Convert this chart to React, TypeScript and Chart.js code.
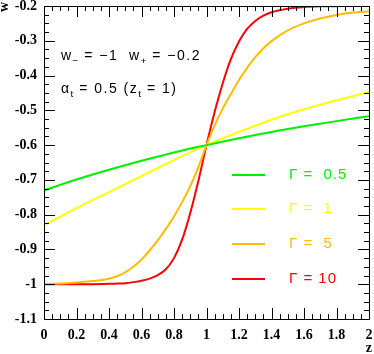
import React, { useEffect, useRef } from 'react';
import { Chart, registerables } from 'chart.js';

Chart.register(...registerables);

// ---- data ----
const zCoarse = [0, 0.2, 0.4, 0.6, 0.8, 1.0, 1.2, 1.4, 1.6, 1.8, 2.0];
const wGamma05 = [-0.730, -0.699, -0.671, -0.645, -0.621, -0.600, -0.580, -0.562, -0.546, -0.531, -0.517];
const wGamma1 = [-0.830, -0.781, -0.735, -0.689, -0.643, -0.600, -0.562, -0.527, -0.497, -0.471, -0.447];

const zFine = [0, 0.1, 0.2, 0.3, 0.4, 0.45, 0.5, 0.55, 0.6, 0.65, 0.7, 0.75, 0.8, 0.85, 0.9, 0.95, 1.0,
  1.05, 1.1, 1.15, 1.2, 1.25, 1.3, 1.35, 1.4, 1.5, 1.6, 1.7, 1.8, 1.9, 2.0];
const wGamma5 = [-0.999, -0.998, -0.995, -0.991, -0.984, -0.977, -0.966, -0.950, -0.929, -0.903, -0.874, -0.841, -0.805, -0.764, -0.718, -0.663, -0.600,
  -0.543, -0.495, -0.453, -0.413, -0.378, -0.347, -0.322, -0.301, -0.270, -0.250, -0.236, -0.226, -0.219, -0.215];
const wGamma10 = [-1.000, -1.000, -1.000, -1.000, -0.999, -0.998, -0.997, -0.994, -0.990, -0.984, -0.974, -0.957, -0.925, -0.872, -0.795, -0.703, -0.600,
  -0.505, -0.422, -0.353, -0.302, -0.266, -0.243, -0.228, -0.218, -0.208, -0.203, -0.201, -0.2005, -0.200, -0.200];

const legendLabels = ['\u0393 =  0.5', '\u0393 =  1', '\u0393 =  5', '\u0393 = 10'];
const seriesColors = ['#00ee00', '#ffff00', '#ffbb00', '#ff0000'];

const xMin = 0, xMax = 2, xMajor = 0.2, xMinor = 0.05;
const yMin = -1.1, yMax = -0.2, yMajor = 0.1, yMinor = 0.025;

const xTitle = 'z';
const yTitle = 'w';

type Part = [string, boolean];
const noteLine1: Part[] = [['w', false], ['\u2212', true], [' = \u22121  w', false], ['+', true], [' = \u22120.2', false]];
const noteLine2: Part[] = [['\u03b1', false], ['t', true], [' = 0.5 (z', false], ['t', true], [' = 1)', false]];

const fmt = (v: number) => String(parseFloat(Number(v).toFixed(3)));

function drawRich(ctx: any, x: number, y: number, parts: Part[], size: number) {
  let cx = x;
  ctx.textBaseline = 'alphabetic';
  ctx.textAlign = 'left';
  for (const [txt, sub] of parts) {
    const s = sub ? size * 0.7 : size;
    ctx.font = `${s}px "Liberation Sans", Arial, sans-serif`;
    ctx.letterSpacing = sub ? '0.5px' : '1.5px';
    ctx.fillText(txt, cx, sub ? y + size * 0.28 : y);
    cx += ctx.measureText(txt).width;
  }
  ctx.letterSpacing = '0px';
}

const framePlugin = {
  id: 'rootFrame',
  afterDatasetsDraw(chart: any) {
    const { ctx, chartArea: a, scales } = chart;
    const xs = scales.x, ys = scales.y;
    ctx.save();
    ctx.strokeStyle = '#000';
    ctx.lineWidth = 1;
    ctx.beginPath();
    ctx.rect(Math.round(a.left) + 0.5, Math.round(a.top) + 0.5, Math.round(a.right - a.left), Math.round(a.bottom - a.top));
    ctx.stroke();
    // x ticks (bottom & top, inward)
    const nx = Math.round((xMax - xMin) / xMinor);
    ctx.beginPath();
    for (let k = 0; k <= nx; k++) {
      const v = xMin + k * xMinor;
      const major = k % Math.round(xMajor / xMinor) === 0;
      const len = major ? 11 : 5;
      const px = Math.round(xs.getPixelForValue(v)) + 0.5;
      ctx.moveTo(px, a.bottom); ctx.lineTo(px, a.bottom - len);
      ctx.moveTo(px, a.top); ctx.lineTo(px, a.top + len);
    }
    const ny = Math.round((yMax - yMin) / yMinor);
    for (let k = 0; k <= ny; k++) {
      const v = yMin + k * yMinor;
      const major = k % Math.round(yMajor / yMinor) === 0;
      const len = major ? 11 : 5;
      const py = Math.round(ys.getPixelForValue(v)) + 0.5;
      ctx.moveTo(a.left, py); ctx.lineTo(a.left + len, py);
      ctx.moveTo(a.right, py); ctx.lineTo(a.right - len, py);
    }
    ctx.stroke();

    // axis titles
    ctx.fillStyle = '#000';
    ctx.font = 'bold 14px "Liberation Serif", "Times New Roman", serif';
    ctx.textAlign = 'right';
    ctx.textBaseline = 'middle';
    ctx.fillText(xTitle, a.right + 3, 348);
    ctx.save();
    ctx.translate(4, a.top);
    ctx.rotate(-Math.PI / 2);
    ctx.textAlign = 'right';
    ctx.fillText(yTitle, 4, 0);
    ctx.restore();

    // annotation
    ctx.fillStyle = '#000';
    drawRich(ctx, 61, 60, noteLine1, 14);
    drawRich(ctx, 61, 93, noteLine2, 14);

    // legend
    const legPix = [175, 209, 244, 279];
    for (let i = 0; i < legendLabels.length; i++) {
      const py = legPix[i];
      ctx.strokeStyle = seriesColors[i];
      ctx.lineWidth = 2;
      ctx.beginPath();
      ctx.moveTo(232, py); ctx.lineTo(265, py);
      ctx.stroke();
      ctx.fillStyle = seriesColors[i];
      ctx.font = '15px "Liberation Sans", Arial, sans-serif';
      ctx.letterSpacing = '1px';
      ctx.textAlign = 'left';
      ctx.textBaseline = 'middle';
      ctx.fillText(legendLabels[i], 289, py);
      ctx.letterSpacing = '0px';
    }
    ctx.restore();
  },
};

export default function App() {
  const ref = useRef<HTMLCanvasElement | null>(null);
  useEffect(() => {
    if (!ref.current) return;
    const mk = (zs: number[], ws: number[], i: number) => ({
      data: zs.map((z, j) => ({ x: z, y: ws[j] })),
      borderColor: seriesColors[i],
      borderWidth: 2,
      pointRadius: 0,
      fill: false,
      cubicInterpolationMode: 'monotone' as const,
    });
    const chart = new Chart(ref.current, {
      type: 'line',
      data: {
        datasets: [
          mk(zCoarse, wGamma05, 0),
          mk(zCoarse, wGamma1, 1),
          mk(zFine, wGamma5, 2),
          mk(zFine, wGamma10, 3),
        ],
      },
      options: {
        responsive: false,
        animation: false,
        layout: { padding: { left: 0, top: 6, right: 5, bottom: 0 } },
        plugins: { legend: { display: false }, tooltip: { enabled: false } },
        scales: {
          x: {
            type: 'linear', min: xMin, max: xMax,
            grid: { display: false, drawTicks: false },
            border: { display: false },
            ticks: {
              stepSize: xMajor, autoSkip: false, maxRotation: 0, padding: 8,
              color: '#000',
              font: { family: '"Liberation Serif", "Times New Roman", serif', size: 14, weight: 'bold' },
              callback: (v: any) => fmt(v),
            },
            afterFit: (s: any) => { s.height = 35; s.paddingLeft = 0; s.paddingRight = 0; },
          },
          y: {
            type: 'linear', min: yMin, max: yMax,
            grid: { display: false, drawTicks: false },
            border: { display: false },
            ticks: {
              stepSize: yMajor, autoSkip: false, padding: 7,
              color: '#000',
              font: { family: '"Liberation Serif", "Times New Roman", serif', size: 14, weight: 'bold' },
              callback: (v: any) => fmt(v),
            },
            afterFit: (s: any) => { s.width = 44; s.paddingTop = 0; s.paddingBottom = 0; },
          },
        },
      },
      plugins: [framePlugin],
    });
    return () => chart.destroy();
  }, []);
  return (
    <div style={{ position: 'fixed', left: 0, top: 0, width: 374, height: 354, background: '#fff' }}>
      <canvas ref={ref} width={374} height={354} style={{ width: 374, height: 354, display: 'block' }} />
    </div>
  );
}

● ● ● ● ● ● ●

*Set problem*: Skip every picture and return the lines above from the top through the one that contains "const fmt = (v: number)".

*Response for this exercise*:
Convert this chart to React, TypeScript and Chart.js code.
import React, { useEffect, useRef } from 'react';
import { Chart, registerables } from 'chart.js';

Chart.register(...registerables);

// ---- data ----
const zCoarse = [0, 0.2, 0.4, 0.6, 0.8, 1.0, 1.2, 1.4, 1.6, 1.8, 2.0];
const wGamma05 = [-0.730, -0.699, -0.671, -0.645, -0.621, -0.600, -0.580, -0.562, -0.546, -0.531, -0.517];
const wGamma1 = [-0.830, -0.781, -0.735, -0.689, -0.643, -0.600, -0.562, -0.527, -0.497, -0.471, -0.447];

const zFine = [0, 0.1, 0.2, 0.3, 0.4, 0.45, 0.5, 0.55, 0.6, 0.65, 0.7, 0.75, 0.8, 0.85, 0.9, 0.95, 1.0,
  1.05, 1.1, 1.15, 1.2, 1.25, 1.3, 1.35, 1.4, 1.5, 1.6, 1.7, 1.8, 1.9, 2.0];
const wGamma5 = [-0.999, -0.998, -0.995, -0.991, -0.984, -0.977, -0.966, -0.950, -0.929, -0.903, -0.874, -0.841, -0.805, -0.764, -0.718, -0.663, -0.600,
  -0.543, -0.495, -0.453, -0.413, -0.378, -0.347, -0.322, -0.301, -0.270, -0.250, -0.236, -0.226, -0.219, -0.215];
const wGamma10 = [-1.000, -1.000, -1.000, -1.000, -0.999, -0.998, -0.997, -0.994, -0.990, -0.984, -0.974, -0.957, -0.925, -0.872, -0.795, -0.703, -0.600,
  -0.505, -0.422, -0.353, -0.302, -0.266, -0.243, -0.228, -0.218, -0.208, -0.203, -0.201, -0.2005, -0.200, -0.200];

const legendLabels = ['\u0393 =  0.5', '\u0393 =  1', '\u0393 =  5', '\u0393 = 10'];
const seriesColors = ['#00ee00', '#ffff00', '#ffbb00', '#ff0000'];

const xMin = 0, xMax = 2, xMajor = 0.2, xMinor = 0.05;
const yMin = -1.1, yMax = -0.2, yMajor = 0.1, yMinor = 0.025;

const xTitle = 'z';
const yTitle = 'w';

type Part = [string, boolean];
const noteLine1: Part[] = [['w', false], ['\u2212', true], [' = \u22121  w', false], ['+', true], [' = \u22120.2', false]];
const noteLine2: Part[] = [['\u03b1', false], ['t', true], [' = 0.5 (z', false], ['t', true], [' = 1)', false]];

const fmt = (v: number) => String(parseFloat(Number(v).toFixed(3)));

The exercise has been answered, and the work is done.